Женщине нужно посмотреть правде в глаза, согласиться с очевидным — своей неспособностью к любви — и жить так, как ей и назначено природой: выполнять функцию деторождения. Деторождение — слишком важная функция, чтобы приро-Да стала догружать ее какими-то довесками вроде чувств… Не так? — Доктор смотрел на меня внимательно, испытующе. — Как только ты согласишься со мной, причем согласишься не кивком головы, а внутренне, с полной естественностью, можешь считать, что выздоровела. И я буду! уверен, что рецидивов суицида не последует.
* * *
А я слушала его, и мне становилось все тоскливее… То, что Виктору Викторовичу, а не мне место на больничной койке, было понятно без переводчика. И ту ахинею, что он нес…
И все же я решилась рассказать. Мне вдруг стало ясно что он никак не связан с Инессой и не выполняет именно ее заказ. Впрочем, это не значит, что кто-то из врачей не посвящен…
— Поймите, доктор, я не вскрывала себе вены!
— Не вскрывала? — Он поверх очков посмотрел на замотанную пластырем руку.
— Нет. Это сделал наш физрук, Альберт Иваныч.

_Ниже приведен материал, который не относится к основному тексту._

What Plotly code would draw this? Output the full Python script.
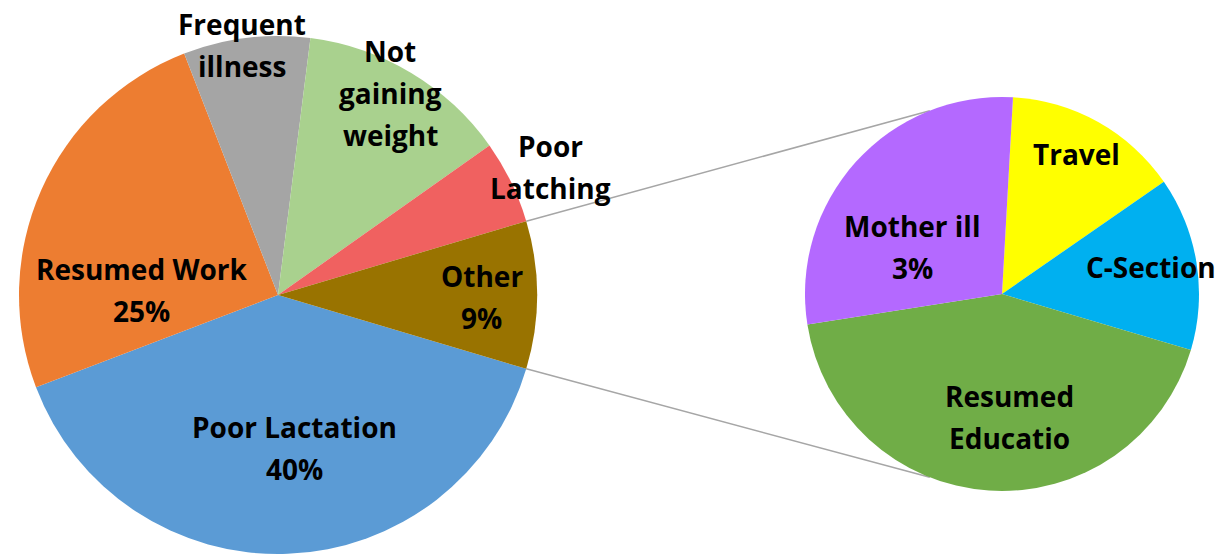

— Вот как? Он вас преследует?
— Да.
— Наверное, ваш директор, Куликова, тоже вас преследует.
— Да. Вы все знаете?
— Естественно. Это моя работа. Скажите, а вы не думаете, что и среди врачей могут найтись люди, связанные с вашей директрисой и физруком?
Я вспомнила их разговор между собой, сказала совершенно искренне:
— Могут.
— Чудесно.
Виктор Викторович наклонился и стал что-то быстренько записывать маленькими, круглыми буковками в карточку. И тут до меня дошло! Ведь он решил, что я… Что у меня — бред преследования, или как они там это называют…
Я почувствовала слезы на глазах:
— Вы мне не верите?
— Как же можно?! Очень даже верю! Целиком и полностью! И предприму все меры, чтобы выявить агентов вашей директрисы и этого… — он сверился с записью, — Альберта Ивановича в больнице. Незамедлительные меры! И пожалуйста, не плачь!
Терпеть не могу женских слез! Они всегда так неискренни! — капризно закончил он и поджал губки. — Мы встретимся через неделю. А пока — выпишу тебе общеукрепляющее…
— Да я здорова…
— Не сомневаюсь, — произнес он твердо, уставившись мутно-голубыми роговицами в стол. — Но это витамины Никому не вредно.
Потом он нажал какую-то кнопочку. Вошла здоровенная санитарка.
— Проводите больную.
Щелкнул замок, дверь за мной закрылась. Я шла и плакала. А что еще было делать?..
Прав был Философ. У людей есть только два мнения: одно — свое, другое — не правильное. Для лекарей в сумасшедшем доме эта истина была абсолютной.